→ **Entries taken from a collection**:
· · ·
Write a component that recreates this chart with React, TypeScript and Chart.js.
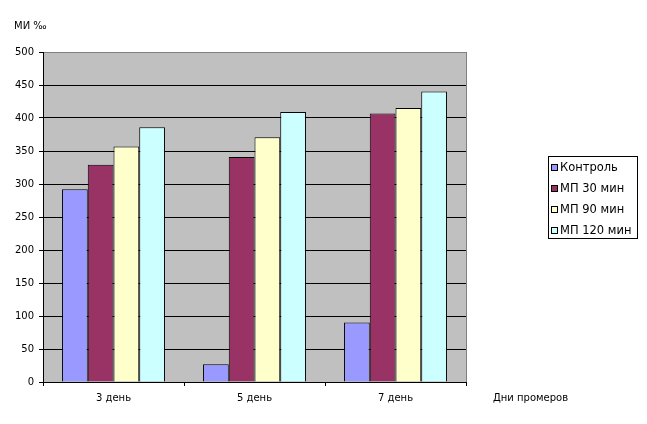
import React, { useEffect, useRef } from "react";
import { Chart, registerables } from "chart.js";

Chart.register(...registerables);

const categories = ["3 день", "5 день", "7 день"];
const seriesNames = ["Контроль", "МП 30 мин", "МП 90 мин", "МП 120 мин"];
const control = [292, 27, 90];
const mp30 = [329, 341, 407];
const mp90 = [357, 371, 415];
const mp120 = [386, 409, 440];
const colors = ["#9999FF", "#993366", "#FFFFCC", "#CCFFFF"];
const yTitle = "МИ ‰";
const xTitle = "Дни промеров";

const FONT = "'DejaVu Sans', Verdana, sans-serif";

const decorPlugin = {
  id: "decor",
  beforeDraw(chart: any) {
    const { ctx, chartArea } = chart;
    ctx.save();
    ctx.fillStyle = "#C0C0C0";
    ctx.fillRect(chartArea.left, chartArea.top, chartArea.right - chartArea.left, chartArea.bottom - chartArea.top);
    ctx.restore();
  },
  afterDraw(chart: any) {
    const { ctx, chartArea } = chart;
    ctx.save();
    // gray right border
    ctx.strokeStyle = "#808080";
    ctx.lineWidth = 1;
    ctx.beginPath();
    ctx.moveTo(Math.round(chartArea.right) + 0.5, chartArea.top);
    ctx.lineTo(Math.round(chartArea.right) + 0.5, chartArea.bottom);
    ctx.stroke();

    // titles
    ctx.fillStyle = "#000";
    ctx.font = `10px ${FONT}`;
    ctx.textBaseline = "middle";
    ctx.textAlign = "left";
    ctx.fillText(yTitle, 14, 26);
    ctx.fillText(xTitle, 493, 398);

    // legend
    const bx = 548.5, by = 156.5, bw = 89, bh = 82;
    ctx.strokeStyle = "#000";
    ctx.strokeRect(bx, by, bw, bh);
    ctx.font = `11.5px ${FONT}`;
    const rowY = [168, 189, 210, 231];
    chart.data.datasets.forEach((ds: any, i: number) => {
      const y = rowY[i];
      ctx.fillStyle = ds.backgroundColor;
      ctx.fillRect(551.5, y - 3.5, 6, 6);
      ctx.strokeStyle = "#000";
      ctx.strokeRect(551.5, y - 3.5, 6, 6);
      ctx.fillStyle = "#000";
      ctx.fillText(ds.label, 560, y + 0.5);
    });
    ctx.restore();
  },
};

export default function App() {
  const ref = useRef<HTMLCanvasElement | null>(null);
  useEffect(() => {
    if (!ref.current) return;
    const values = [control, mp30, mp90, mp120];
    const chart = new Chart(ref.current, {
      type: "bar",
      data: {
        labels: categories,
        datasets: seriesNames.map((name, i) => ({
          label: name,
          data: values[i],
          backgroundColor: colors[i],
          borderColor: "#000",
          borderWidth: 1,
          categoryPercentage: 0.73,
          barPercentage: 1,
        })),
      },
      options: {
        animation: false,
        responsive: true,
        maintainAspectRatio: false,
        devicePixelRatio: 1,
        layout: { padding: { left: 0, top: 52, right: 181, bottom: 0 } },
        plugins: { legend: { display: false }, tooltip: { enabled: false }, title: { display: false } },
        scales: {
          x: {
            grid: { drawOnChartArea: false, drawTicks: true, tickLength: 4, color: "#000", offset: true },
            border: { color: "#000" },
            ticks: { color: "#000", font: { family: FONT, size: 10 }, padding: 6 },
            afterFit: (s: any) => { s.height = 42; },
          },
          y: {
            min: 0,
            max: 500,
            ticks: { stepSize: 50, color: "#000", font: { family: FONT, size: 10 }, padding: 5 },
            grid: {
              color: (c: any) => (c.tick && c.tick.value === 500 ? "#808080" : "#000"),
              tickColor: "#000",
              tickLength: 4,
              lineWidth: 1,
            },
            border: { color: "#000" },
            afterFit: (s: any) => { s.width = 43; },
          },
        },
      },
      plugins: [decorPlugin],
    });
    return () => chart.destroy();
  }, []);
  return (
    <div style={{ position: "absolute", left: 0, top: 0, width: 647, height: 424, background: "#fff" }}>
      <canvas ref={ref} />
    </div>
  );
}
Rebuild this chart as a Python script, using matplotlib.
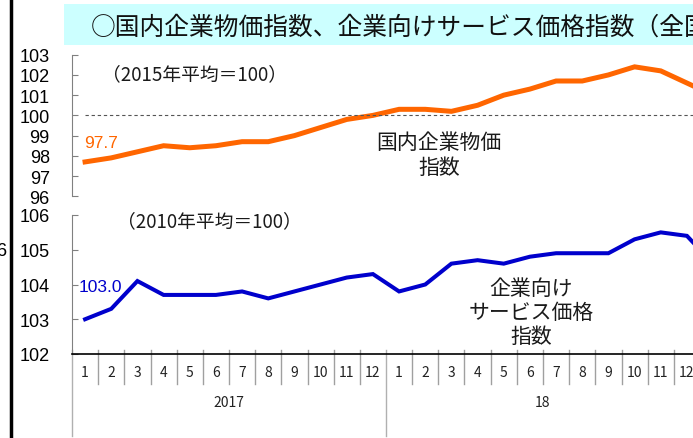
· · ·
→ **Problem to solve**:
Print each record exactly as it stands, leaving the images out.

→ **Reply to the task**:
Write a component that recreates this chart with React, TypeScript and Chart.js.
import React, { useEffect, useRef } from "react";
import { Chart, registerables } from "chart.js";

Chart.register(...registerables);

const categories = ["3 день", "5 день", "7 день"];
const seriesNames = ["Контроль", "МП 30 мин", "МП 90 мин", "МП 120 мин"];
const control = [292, 27, 90];
const mp30 = [329, 341, 407];
const mp90 = [357, 371, 415];
const mp120 = [386, 409, 440];
const colors = ["#9999FF", "#993366", "#FFFFCC", "#CCFFFF"];
const yTitle = "МИ ‰";
const xTitle = "Дни промеров";

const FONT = "'DejaVu Sans', Verdana, sans-serif";

const decorPlugin = {
  id: "decor",
  beforeDraw(chart: any) {
    const { ctx, chartArea } = chart;
    ctx.save();
    ctx.fillStyle = "#C0C0C0";
    ctx.fillRect(chartArea.left, chartArea.top, chartArea.right - chartArea.left, chartArea.bottom - chartArea.top);
    ctx.restore();
  },
  afterDraw(chart: any) {
    const { ctx, chartArea } = chart;
    ctx.save();
    // gray right border
    ctx.strokeStyle = "#808080";
    ctx.lineWidth = 1;
    ctx.beginPath();
    ctx.moveTo(Math.round(chartArea.right) + 0.5, chartArea.top);
    ctx.lineTo(Math.round(chartArea.right) + 0.5, chartArea.bottom);
    ctx.stroke();

    // titles
    ctx.fillStyle = "#000";
    ctx.font = `10px ${FONT}`;
    ctx.textBaseline = "middle";
    ctx.textAlign = "left";
    ctx.fillText(yTitle, 14, 26);
    ctx.fillText(xTitle, 493, 398);

    // legend
    const bx = 548.5, by = 156.5, bw = 89, bh = 82;
    ctx.strokeStyle = "#000";
    ctx.strokeRect(bx, by, bw, bh);
    ctx.font = `11.5px ${FONT}`;
    const rowY = [168, 189, 210, 231];
    chart.data.datasets.forEach((ds: any, i: number) => {
      const y = rowY[i];
      ctx.fillStyle = ds.backgroundColor;
      ctx.fillRect(551.5, y - 3.5, 6, 6);
      ctx.strokeStyle = "#000";
      ctx.strokeRect(551.5, y - 3.5, 6, 6);
      ctx.fillStyle = "#000";
      ctx.fillText(ds.label, 560, y + 0.5);
    });
    ctx.restore();
  },
};

export default function App() {
  const ref = useRef<HTMLCanvasElement | null>(null);
  useEffect(() => {
    if (!ref.current) return;
    const values = [control, mp30, mp90, mp120];
    const chart = new Chart(ref.current, {
      type: "bar",
      data: {
        labels: categories,
        datasets: seriesNames.map((name, i) => ({
          label: name,
          data: values[i],
          backgroundColor: colors[i],
          borderColor: "#000",
          borderWidth: 1,
          categoryPercentage: 0.73,
          barPercentage: 1,
        })),
      },
      options: {
        animation: false,
        responsive: true,
        maintainAspectRatio: false,
        devicePixelRatio: 1,
        layout: { padding: { left: 0, top: 52, right: 181, bottom: 0 } },
        plugins: { legend: { display: false }, tooltip: { enabled: false }, title: { display: false } },
        scales: {
          x: {
            grid: { drawOnChartArea: false, drawTicks: true, tickLength: 4, color: "#000", offset: true },
            border: { color: "#000" },
            ticks: { color: "#000", font: { family: FONT, size: 10 }, padding: 6 },
            afterFit: (s: any) => { s.height = 42; },
          },
          y: {
            min: 0,
            max: 500,
            ticks: { stepSize: 50, color: "#000", font: { family: FONT, size: 10 }, padding: 5 },
            grid: {
              color: (c: any) => (c.tick && c.tick.value === 500 ? "#808080" : "#000"),
              tickColor: "#000",
              tickLength: 4,
              lineWidth: 1,
            },
            border: { color: "#000" },
            afterFit: (s: any) => { s.width = 43; },
          },
        },
      },
      plugins: [decorPlugin],
    });
    return () => chart.destroy();
  }, []);
  return (
    <div style={{ position: "absolute", left: 0, top: 0, width: 647, height: 424, background: "#fff" }}>
      <canvas ref={ref} />
    </div>
  );
}
Rebuild this chart as a Python script, using matplotlib.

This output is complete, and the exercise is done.